◆ RECORDED DATA:

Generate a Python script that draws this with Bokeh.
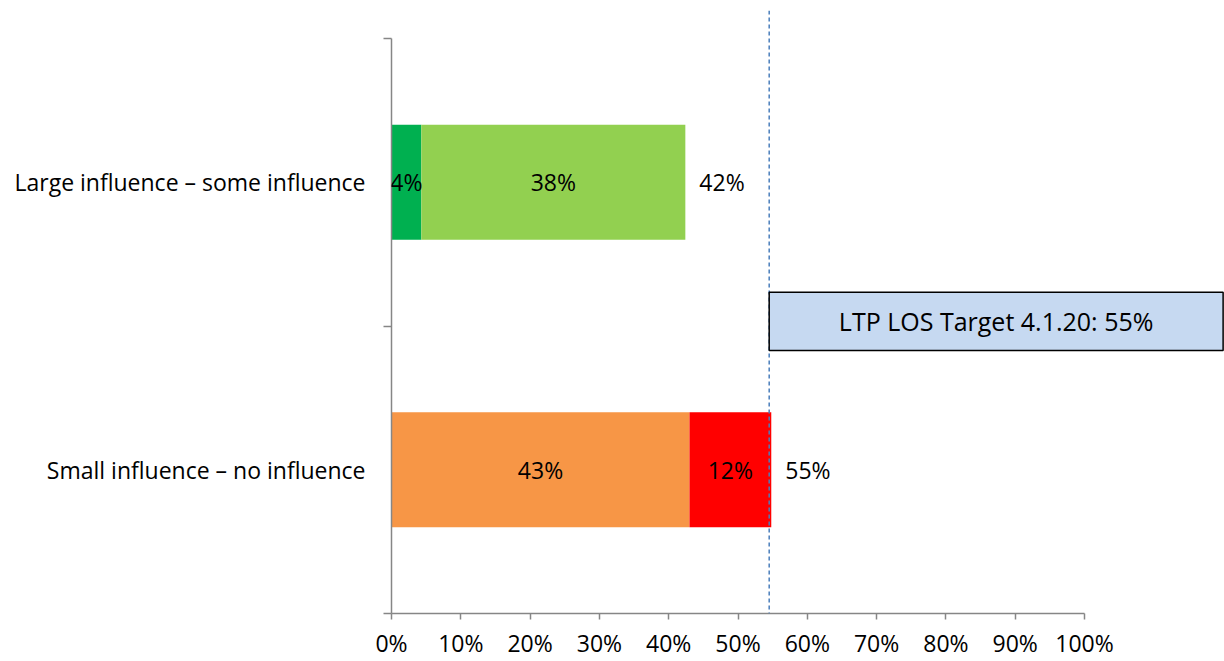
from bokeh.plotting import figure
from bokeh.models import (Range1d, FixedTicker, Span, ColumnDataSource, LabelSet,
                          BoxAnnotation, Label, PrintfTickFormatter)
from bokeh.core.properties import value
from bokeh.embed import file_html
from bokeh.resources import INLINE

# ---- data ----
categories = ["Large influence – some influence", "Small influence – no influence"]
cat_pos = [1.5, 0.5]
seg1_values = [4.3, 43.0]     # large influence / small influence
seg2_values = [38.1, 11.8]    # some influence / no influence
seg1_colors = ["#00B050", "#F79646"]
seg2_colors = ["#92D050", "#FF0000"]
x_ticks = [0, 10, 20, 30, 40, 50, 60, 70, 80, 90, 100]
target_value = 54.5
target_text = "LTP LOS Target 4.1.20: 55%"
target_box_bottom = 0.915
target_box_top = 1.117

FONT = "Open Sans"
FS = "23px"

totals = [a + b for a, b in zip(seg1_values, seg2_values)]

src = ColumnDataSource(dict(
    y=cat_pos,
    s1=seg1_values,
    s2=seg2_values,
    end=totals,
    c1=seg1_colors,
    c2=seg2_colors,
    zero=[0] * len(cat_pos),
    m1=[v / 2 for v in seg1_values],
    m2=[a + b / 2 for a, b in zip(seg1_values, seg2_values)],
    l1=[f"{round(v)}%" for v in seg1_values],
    l2=[f"{round(v)}%" for v in seg2_values],
    lt=[f"{round(v)}%" for v in totals],
))

p = figure(width=1224, height=661, output_backend="svg", toolbar_location=None,
           x_range=Range1d(0, 120.2), y_range=Range1d(0, 2.0974),
           min_border_left=391, min_border_right=0, min_border_top=10, min_border_bottom=48)
p.outline_line_color = None
p.xgrid.visible = False
p.ygrid.visible = False
p.background_fill_color = "white"
p.border_fill_color = "white"

p.hbar(y="y", left="zero", right="s1", height=0.4, fill_color="c1", line_color=None, source=src)
p.hbar(y="y", left="s1", right="end", height=0.4, fill_color="c2", line_color=None, source=src)

common = dict(text_font=value(FONT), text_font_size=FS, text_color="black",
              text_baseline="middle", source=src)
p.add_layout(LabelSet(x="m1", y="y", text="l1", text_align="center", **common))
p.add_layout(LabelSet(x="m2", y="y", text="l2", text_align="center", **common))
p.add_layout(LabelSet(x="end", y="y", text="lt", text_align="left", x_offset=14, **common))

p.add_layout(Span(location=target_value, dimension="height", line_color="#4A7EBB",
                  line_dash="4 3", line_width=1.5))
p.add_layout(BoxAnnotation(left=target_value, right=120.0, bottom=target_box_bottom,
                           top=target_box_top, fill_color="#C6D9F1", fill_alpha=1,
                           line_color="black", line_width=1.5, line_alpha=1))
p.add_layout(Label(x=(target_value + 120.0) / 2, y=(target_box_bottom + target_box_top) / 2,
                   text=target_text, text_align="center", text_baseline="middle",
                   text_font=FONT, text_font_size="25px", text_color="black"))

# x axis
xa = p.xaxis[0]
xa.ticker = FixedTicker(ticks=x_ticks)
xa.formatter = PrintfTickFormatter(format="%d%%")
xa.bounds = (0, 100)
xa.axis_line_color = "#868686"
xa.axis_line_width = 1.5
xa.major_tick_line_color = "#868686"
xa.major_tick_line_width = 1.5
xa.major_tick_in = 0
xa.major_tick_out = 6
xa.minor_tick_out = 0
xa.major_label_text_font = FONT
xa.major_label_text_font_size = FS
xa.major_label_text_color = "black"
xa.major_label_standoff = 7

# y axis
ya = p.yaxis[0]
ya.ticker = FixedTicker(ticks=cat_pos, minor_ticks=[0, 1, 2])
ya.major_label_overrides = {v: c for v, c in zip(cat_pos, categories)}
ya.bounds = (0, 2)
ya.axis_line_color = "#868686"
ya.axis_line_width = 1.5
ya.major_tick_in = 0
ya.major_tick_out = 0
ya.minor_tick_in = 0
ya.minor_tick_out = 8
ya.minor_tick_line_color = "#868686"
ya.minor_tick_line_width = 1.5
ya.major_label_text_font = FONT
ya.major_label_text_font_size = FS
ya.major_label_text_color = "black"
ya.major_label_standoff = 18

open("out.html", "w").write(file_html(p, INLINE))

◆ EXERCISE REQUIREMENTS:
Go from the first line of the data above to the line containing "target_box_top = 1.117" and retype exactly those lines, both included, but none of the pictures.

◆ WRITTEN SOLUTION:
Generate a Python script that draws this with Bokeh.
from bokeh.plotting import figure
from bokeh.models import (Range1d, FixedTicker, Span, ColumnDataSource, LabelSet,
                          BoxAnnotation, Label, PrintfTickFormatter)
from bokeh.core.properties import value
from bokeh.embed import file_html
from bokeh.resources import INLINE

# ---- data ----
categories = ["Large influence – some influence", "Small influence – no influence"]
cat_pos = [1.5, 0.5]
seg1_values = [4.3, 43.0]     # large influence / small influence
seg2_values = [38.1, 11.8]    # some influence / no influence
seg1_colors = ["#00B050", "#F79646"]
seg2_colors = ["#92D050", "#FF0000"]
x_ticks = [0, 10, 20, 30, 40, 50, 60, 70, 80, 90, 100]
target_value = 54.5
target_text = "LTP LOS Target 4.1.20: 55%"
target_box_bottom = 0.915
target_box_top = 1.117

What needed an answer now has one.